Josef und das Elfenland

Ein Punktum
Wenn ich die Namen der KiTas in unserem Viertel betrachte, frage ich mich besorgt, was mittlerweile an der Tür meines früheren Kindergartens stehen mag...

Wissen Sie noch, wie Ihre KiTa hieß? Wahrscheinlich gar nicht "KiTa", sondern "Kindergarten" oder "Kinderladen". Letzteres aber nur, wenn Sie zu den jüngeren "zeitzeichen"-LeserInnen gehören, für die das Binnen-I ebenso selbstverständlich ist wie Grüne wählen. Und wenn Sie in einer Stadt wie Berlin oder Frankfurt auf dem Hoheitsgebiet der alten Bundesrepublik aufgewachsen sind. Denn in Berlin-Ost oder Frankfurt/Oder verbrachte man die ersten Jahre seines Lebens ja in Krippen. Dass die alle nach irgendwelchen Kommunisten benannt waren, ist bestimmt nur ein böses Vorurteil. Genaueres weiß ich nicht, ich bin ja im Ruhrgebiet groß geworden.

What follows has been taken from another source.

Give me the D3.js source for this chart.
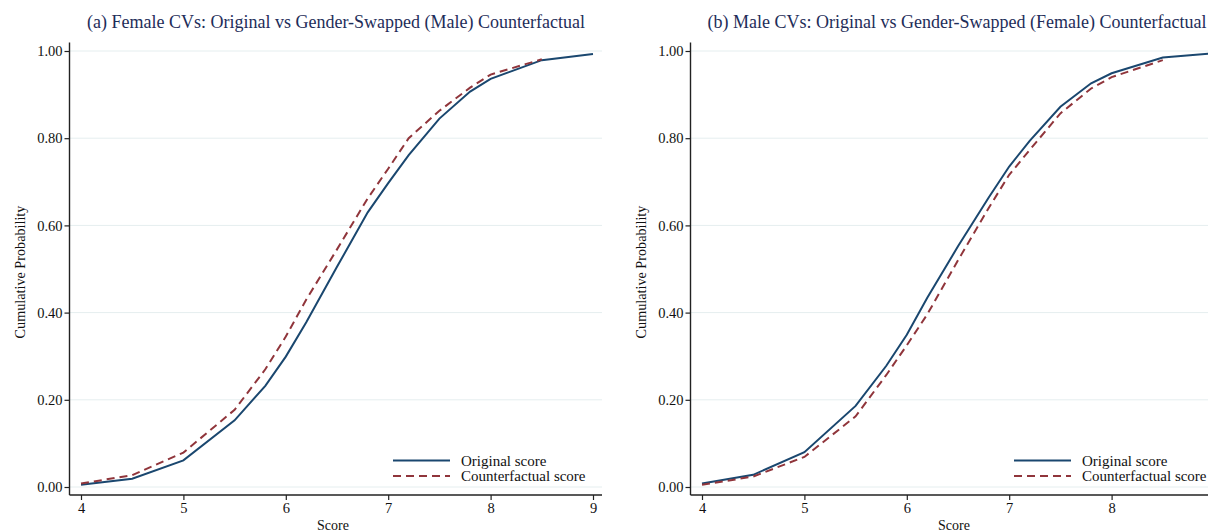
<!DOCTYPE html>
<html>
<head>
<meta charset="utf-8">
<script src="https://cdn.jsdelivr.net/npm/d3@7"></script>
<style>
  body { margin: 0; background: #fff; overflow: hidden; }
  svg { display: block; font-family: "Liberation Serif", "Times New Roman", serif; }
</style>
</head>
<body>
<script>
// Score grid shared by every series
const scores = [4, 4.5, 5, 5.5, 5.8, 6, 6.2, 6.5, 6.8, 7, 7.2, 7.5, 7.8, 8, 8.5, 9];

// (a) female CVs
const femaleOriginal = [0.005, 0.019, 0.061, 0.153, 0.232, 0.299, 0.378, 0.505, 0.630, 0.697, 0.761, 0.845, 0.907, 0.936, 0.979, 0.993];
const femaleCounter  = [0.008, 0.027, 0.079, 0.177, 0.270, 0.345, 0.430, 0.545, 0.662, 0.730, 0.800, 0.863, 0.916, 0.946, 0.981];

// (b) male CVs
const maleOriginal = [0.008, 0.028, 0.080, 0.186, 0.278, 0.349, 0.434, 0.552, 0.664, 0.735, 0.794, 0.872, 0.926, 0.949, 0.985, 0.995];
const maleCounter  = [0.005, 0.024, 0.069, 0.162, 0.257, 0.325, 0.396, 0.520, 0.640, 0.716, 0.773, 0.857, 0.914, 0.940, 0.979];

const yTicks = [0, 0.2, 0.4, 0.6, 0.8, 1];
const xTicks = [4, 5, 6, 7, 8, 9];
const legendLabels = ["Original score", "Counterfactual score"];

const width = 1208;
const height = 532;
const blue = "#1a476f";
const red = "#90353b";

const svg = d3.select("body").append("svg")
    .attr("width", width)
    .attr("height", height);

drawPanel(0, "(a) Female CVs: Original vs Gender-Swapped (Male) Counterfactual", femaleOriginal, femaleCounter);
drawPanel(621, "(b) Male CVs: Original vs Gender-Swapped (Female) Counterfactual", maleOriginal, maleCounter);

function drawPanel(dx, title, orig, cf) {
  const g = svg.append("g").attr("transform", "translate(" + dx + ",0)");

  const x = d3.scaleLinear().domain([4, 9]).range([81, 593]);
  const y = d3.scaleLinear().domain([0, 1]).range([487, 51]);

  const left = 69.5, right = 602, top = 42.5, bottom = 495;

  // gridlines
  g.selectAll(".grid")
    .data(yTicks)
    .enter().append("line")
      .attr("x1", left).attr("x2", right)
      .attr("y1", d => y(d)).attr("y2", d => y(d))
      .attr("stroke", "#e5eeef")
      .attr("stroke-width", 1);

  // y axis
  const yAxis = g.append("g")
      .attr("transform", "translate(" + left + ",0)")
      .call(d3.axisLeft(y).tickValues(yTicks).tickFormat(d3.format(".2f")).tickSize(5).tickSizeOuter(0));
  yAxis.select(".domain").remove();
  yAxis.append("line").attr("x1", 0).attr("x2", 0).attr("y1", top).attr("y2", bottom)
      .attr("stroke", "#222").attr("stroke-width", 1.4);

  // x axis (only ticks that fall inside the page are labelled)
  const shownX = xTicks.filter(t => x(t) + dx < width - 4);
  const xAxis = g.append("g")
      .attr("transform", "translate(0," + bottom + ")")
      .call(d3.axisBottom(x).tickValues(shownX).tickFormat(d3.format("d")).tickSize(5).tickSizeOuter(0));
  xAxis.select(".domain").remove();
  xAxis.append("line").attr("x1", left).attr("x2", right).attr("y1", 0).attr("y2", 0)
      .attr("stroke", "#222").attr("stroke-width", 1.4);

  g.selectAll(".tick line").attr("stroke", "#222").attr("stroke-width", 1.2);
  g.selectAll(".tick text")
      .attr("fill", "#111")
      .attr("font-family", null)
      .style("font-family", "'Liberation Serif', serif")
      .style("font-size", "14.5px");
  yAxis.attr("font-size", null).attr("font-family", null);
  xAxis.attr("font-size", null).attr("font-family", null);
  yAxis.selectAll(".tick text").attr("x", -7);
  xAxis.selectAll(".tick text").attr("y", 8);

  // titles
  g.append("text")
      .attr("x", 336).attr("y", 28)
      .attr("text-anchor", "middle")
      .attr("fill", "#1e2d59")
      .style("font-size", "18px")
      .text(title);

  g.append("text")
      .attr("transform", "translate(25,272) rotate(-90)")
      .attr("text-anchor", "middle")
      .attr("fill", "#111")
      .style("font-size", "14.2px")
      .text("Cumulative Probability");

  g.append("text")
      .attr("x", 333).attr("y", 530)
      .attr("text-anchor", "middle")
      .attr("fill", "#111")
      .style("font-size", "14px")
      .text("Score");

  // lines
  const line = d3.line()
      .x(d => x(d[0]))
      .y(d => y(d[1]));

  g.append("path")
      .datum(d3.zip(scores, orig))
      .attr("d", line)
      .attr("fill", "none")
      .attr("stroke", blue)
      .attr("stroke-width", 2);

  g.append("path")
      .datum(d3.zip(scores, cf))
      .attr("d", line)
      .attr("fill", "none")
      .attr("stroke", red)
      .attr("stroke-width", 2)
      .attr("stroke-dasharray", "8,5");

  // legend
  const legend = g.append("g").attr("transform", "translate(393,460.5)");
  legendLabels.forEach((lab, i) => {
    legend.append("line")
        .attr("x1", 0).attr("x2", 57)
        .attr("y1", i * 15.5).attr("y2", i * 15.5)
        .attr("stroke", i === 0 ? blue : red)
        .attr("stroke-width", 2)
        .attr("stroke-dasharray", i === 0 ? null : "8,5");
    legend.append("text")
        .attr("x", 68).attr("y", i * 15.5 + 5)
        .attr("fill", "#111")
        .style("font-size", "15px")
        .text(lab);
  });
}
</script>
</body>
</html>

Dort habe ich den St.-Josef-Kindergarten besucht. Der hieß so, weil die katholische Gemeinde, zu der er gehörte, auch "St.-Josef" hieß. Der evangelische Kindergarten trug den Namen "Oberlin-Hort", was mich als Kind immer verwirrte, denn die ferne Hauptstadt kam doch sonst auch ohne "O" vor ihrem Namen aus. Dass Johann Friedrich Oberlin ein wichtiger evangelischer Pfarrer, Pädagoge und einer der Väter der Kindergärten war, habe ich erst später gelernt. Josef hingegen war mir als Vater der heiligen Familie schon mit drei Jahren ein Begriff.

Der Oberlin-Hort heißt seit einigen Jahren "Senfkorn". Ob ich das als kleiner Junge wirklich besser gefunden hätte, weiß ich nicht. Man hätte mir den biblischen Bezug schon erklären müssen, damit ich nicht immer irgendwo scharfe gelbe Paste gewittert hätte. Aber immerhin liegt der Kindergarten damit im Trend. Der geht nämlich schon seit einiger Zeit weg von den großen alten Namenspatronen, hin zu irgendetwas, das möglichst fröhlich, kindlich und bunt klingt. Bundesweiter Spitzenreiter unter den KiTa-Namen ist "Regenbogen" wie jüngst das ZEIT-Magazin herausfand. "Sonnenschein" und "Spatzennest" folgen mit gehörigem Abstand, dahinter liegen "Pusteblume" und "Villa Kunterbunt", Letzteres allerdings eher im Westen. Im Osten bleibt man bei "Kunterbunt", hier fremdelt man noch immer mit Villen - oder mit der anarchischen Pippi Langstrumpf.

Die KiTas in unserem Viertel auf ehemaligem DDR-Gebiet heißen "Elfen-" oder "Knirpsenland". Meine Töchter habe ich im "Guckloch" angemeldet, ansonsten gibt es noch die "Bambini Oase", die "Sturmtüten" und das "Krümmelkörbchen" mit angeschlossenem "Krabbelkörbchen" für die Kleinen. Und beim Betrachten dieser eindrucksvollen Aufzählung frage ich mich besorgt, was denn mittlerweile an der Tür meines früheren Kindergartens stehen mag: Zuckerschnuten? Zimtzicken? Rotznase? Schnullibulli?

Nein, alles ist gut, wie ein Blick ins Internet zeigt. Der Kindergarten heißt noch immer St.-Josef und nimmt mittlerweile auch Kinder unter drei Jahren auf. Der Vater der heiligen Familie hat also seinen festen Platz an und in der Krippe. Ich atme auf. Manchmal darf man auch als gestandener Protestant der katholischen Kirche dankbar sein!